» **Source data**

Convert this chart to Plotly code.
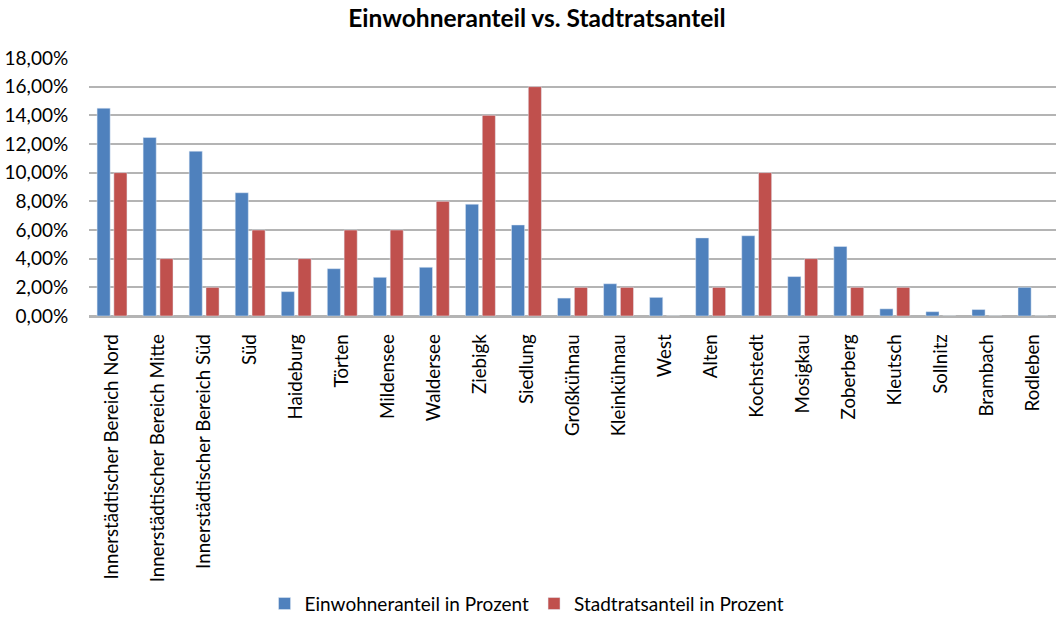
import plotly.graph_objects as go

categories = ["Innerstädtischer Bereich Nord", "Innerstädtischer Bereich Mitte",
              "Innerstädtischer Bereich Süd", "Süd", "Haideburg", "Törten", "Mildensee",
              "Waldersee", "Ziebigk", "Siedlung", "Großkühnau", "Kleinkühnau", "West",
              "Alten", "Kochstedt", "Mosigkau", "Zoberberg", "Kleutsch", "Sollnitz",
              "Brambach", "Rodleben"]
einwohner = [14.5, 12.45, 11.5, 8.6, 1.7, 3.3, 2.7, 3.4, 7.8, 6.35, 1.25, 2.25, 1.3,
             5.45, 5.6, 2.75, 4.85, 0.5, 0.3, 0.45, 2.0]
stadtrat = [10, 4, 2, 6, 4, 6, 6, 8, 14, 16, 2, 2, 0, 2, 10, 4, 2, 2, 0, 0, 0]

font = "Lato, Open Sans, sans-serif"

fig = go.Figure()
fig.add_trace(go.Bar(x=categories, y=[v / 100 for v in einwohner],
                     name="Einwohneranteil in Prozent", marker_color="#4F81BD"))
fig.add_trace(go.Bar(x=categories, y=[v / 100 for v in stadtrat],
                     name="Stadtratsanteil in Prozent", marker_color="#C0504D"))

fig.update_layout(
    width=1056, height=623,
    margin=dict(l=89, r=0, t=58, b=305),
    paper_bgcolor="white", plot_bgcolor="white",
    separators=",.",
    font=dict(family=font, size=19, color="#000000"),
    title=dict(text="<b>Einwohneranteil vs. Stadtratsanteil</b>", x=0.5085, xanchor="center",
               y=0.971, yanchor="middle", font=dict(size=24.5, family=font)),
    barmode="group", bargap=0.27, bargroupgap=0.22,
    legend=dict(orientation="h", x=0.453, xanchor="center", y=-1.115, yanchor="middle",
                font=dict(size=19), itemwidth=30, traceorder="normal"),
    showlegend=True,
)
fig.update_yaxes(range=[0, 0.18], dtick=0.02, tickformat=".2%", showgrid=True,
                 gridcolor="#B4B4B4", gridwidth=1.5, zeroline=True, zerolinecolor="#B4B4B4",
                 zerolinewidth=1.5, ticks="outside", ticklen=16, tickcolor="white",
                 tickfont=dict(size=19))
fig.update_xaxes(tickangle=-90, showline=True, linecolor="#B4B4B4", linewidth=1.5,
                 ticks="outside", ticklen=9, tickcolor="white", tickfont=dict(size=18.7))

fig.write_html("out.html", config={"displayModeBar": False},
               post_script="document.body.style.margin='0';")
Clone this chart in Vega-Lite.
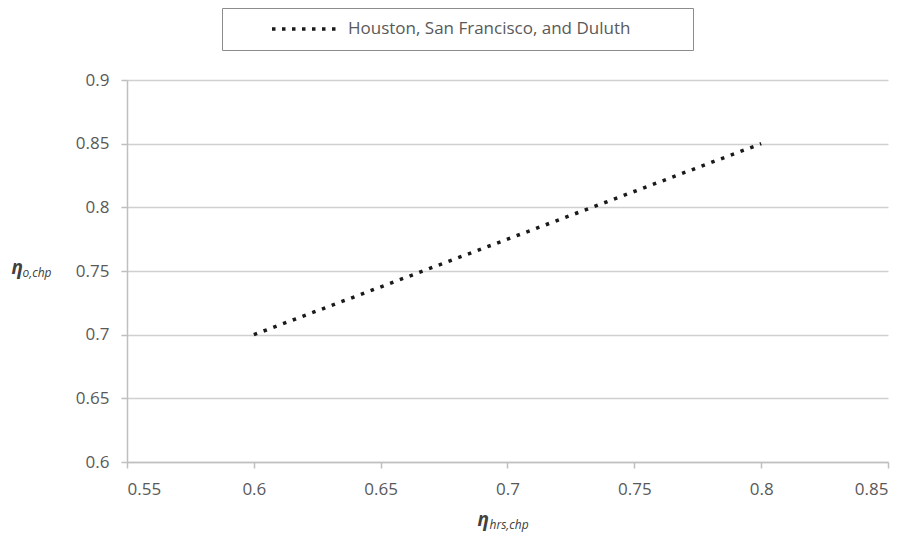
{
  "$schema": "https://vega.github.io/schema/vega-lite/v6.json",
  "width": 761,
  "height": 382,
  "autosize": "none",
  "padding": {"left": 127, "top": 80, "right": 23, "bottom": 79},
  "background": "white",
  "config": {
    "view": {"stroke": null},
    "font": "Open Sans",
    "axis": {
      "labelFont": "Open Sans",
      "labelFontSize": 17,
      "labelColor": "#595959",
      "domainColor": "#bfbfbf",
      "domainWidth": 1.5,
      "tickColor": "#bfbfbf",
      "tickWidth": 1.5,
      "tickSize": 6,
      "gridColor": "#d0d0d0",
      "gridWidth": 1.5
    }
  },
  "data": {
    "values": [
      {"eta_hrs": 0.6, "eta_o": 0.7, "series": "Houston, San Francisco, and Duluth"},
      {"eta_hrs": 0.8, "eta_o": 0.85, "series": "Houston, San Francisco, and Duluth"}
    ]
  },
  "layer": [
    {
      "mark": {"type": "line", "strokeWidth": 3.5, "strokeDash": [3.5, 6.9]},
      "encoding": {
        "x": {
          "field": "eta_hrs",
          "type": "quantitative",
          "scale": {"domain": [0.55, 0.85], "nice": false, "zero": false},
          "axis": {
            "values": [0.55, 0.6, 0.65, 0.7, 0.75, 0.8, 0.85],
            "format": ".2~f",
            "grid": false,
            "labelPadding": 13,
            "title": "η",
            "titleFont": "Open Sans",
            "titleFontSize": 19,
            "titleFontWeight": "bold",
            "titleFontStyle": "italic",
            "titleColor": "#404040",
            "titleAlign": "left",
            "titleBaseline": "alphabetic",
            "titleX": 350,
            "titleY": 63
          }
        },
        "y": {
          "field": "eta_o",
          "type": "quantitative",
          "scale": {"domain": [0.6, 0.9], "nice": false, "zero": false},
          "axis": {
            "values": [0.6, 0.65, 0.7, 0.75, 0.8, 0.85, 0.9],
            "format": ".2~f",
            "grid": true,
            "labelPadding": 12,
            "title": "η",
            "titleFont": "Open Sans",
            "titleFontSize": 19,
            "titleFontWeight": "bold",
            "titleFontStyle": "italic",
            "titleColor": "#404040",
            "titleAngle": 0,
            "titleAlign": "left",
            "titleBaseline": "alphabetic",
            "titleX": -116,
            "titleY": 193
          }
        },
        "color": {
          "field": "series",
          "type": "nominal",
          "scale": {"range": ["#1a1a1a"]},
          "legend": {
            "title": null,
            "orient": "none",
            "legendX": 95,
            "legendY": -72,
            "direction": "horizontal",
            "strokeColor": "#8c8c8c",
            "fillColor": "white",
            "padding": 11,
            "clipHeight": 20,
            "symbolType": "stroke",
            "symbolSize": 4624,
            "symbolStrokeWidth": 3.5,
            "symbolDash": [3.5, 6.5],
            "symbolOffset": 37,
            "labelOffset": 6,
            "labelFont": "Open Sans",
            "labelFontSize": 17,
            "labelColor": "#595959",
            "labelLimit": 600,
            "labelExpr": "datum.label + '\u2003\u2003\u2003\u200b'"
          }
        }
      }
    },
    {
      "mark": {"type": "line", "strokeOpacity": 0},
      "encoding": {
        "x": {
          "field": "eta_hrs",
          "type": "quantitative",
          "axis": {
            "orient": "bottom",
            "domain": false,
            "ticks": false,
            "labels": false,
            "grid": false,
            "title": "hrs,chp",
            "titleFont": "Open Sans",
            "titleFontSize": 12,
            "titleFontWeight": "normal",
            "titleFontStyle": "italic",
            "titleColor": "#404040",
            "titleAlign": "left",
            "titleBaseline": "alphabetic",
            "titleX": 362,
            "titleY": 66
          }
        },
        "y": {
          "field": "eta_o",
          "type": "quantitative",
          "axis": {
            "orient": "left",
            "domain": false,
            "ticks": false,
            "labels": false,
            "grid": false,
            "title": "o,chp",
            "titleFont": "Open Sans",
            "titleFontSize": 12,
            "titleFontWeight": "normal",
            "titleFontStyle": "italic",
            "titleColor": "#404040",
            "titleAngle": 0,
            "titleAlign": "left",
            "titleBaseline": "alphabetic",
            "titleX": -105,
            "titleY": 196
          }
        }
      }
    }
  ],
  "resolve": {"axis": {"x": "independent", "y": "independent"}}
}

» **INSTRUCTIONS FOR THE TASK**
Take the records above from their first line through the line with "import plotly.graph_objects as go" and set those lines down word for word, minus the pictures.

» **ANSWER TO THIS TASK**
Convert this chart to Plotly code.
import plotly.graph_objects as go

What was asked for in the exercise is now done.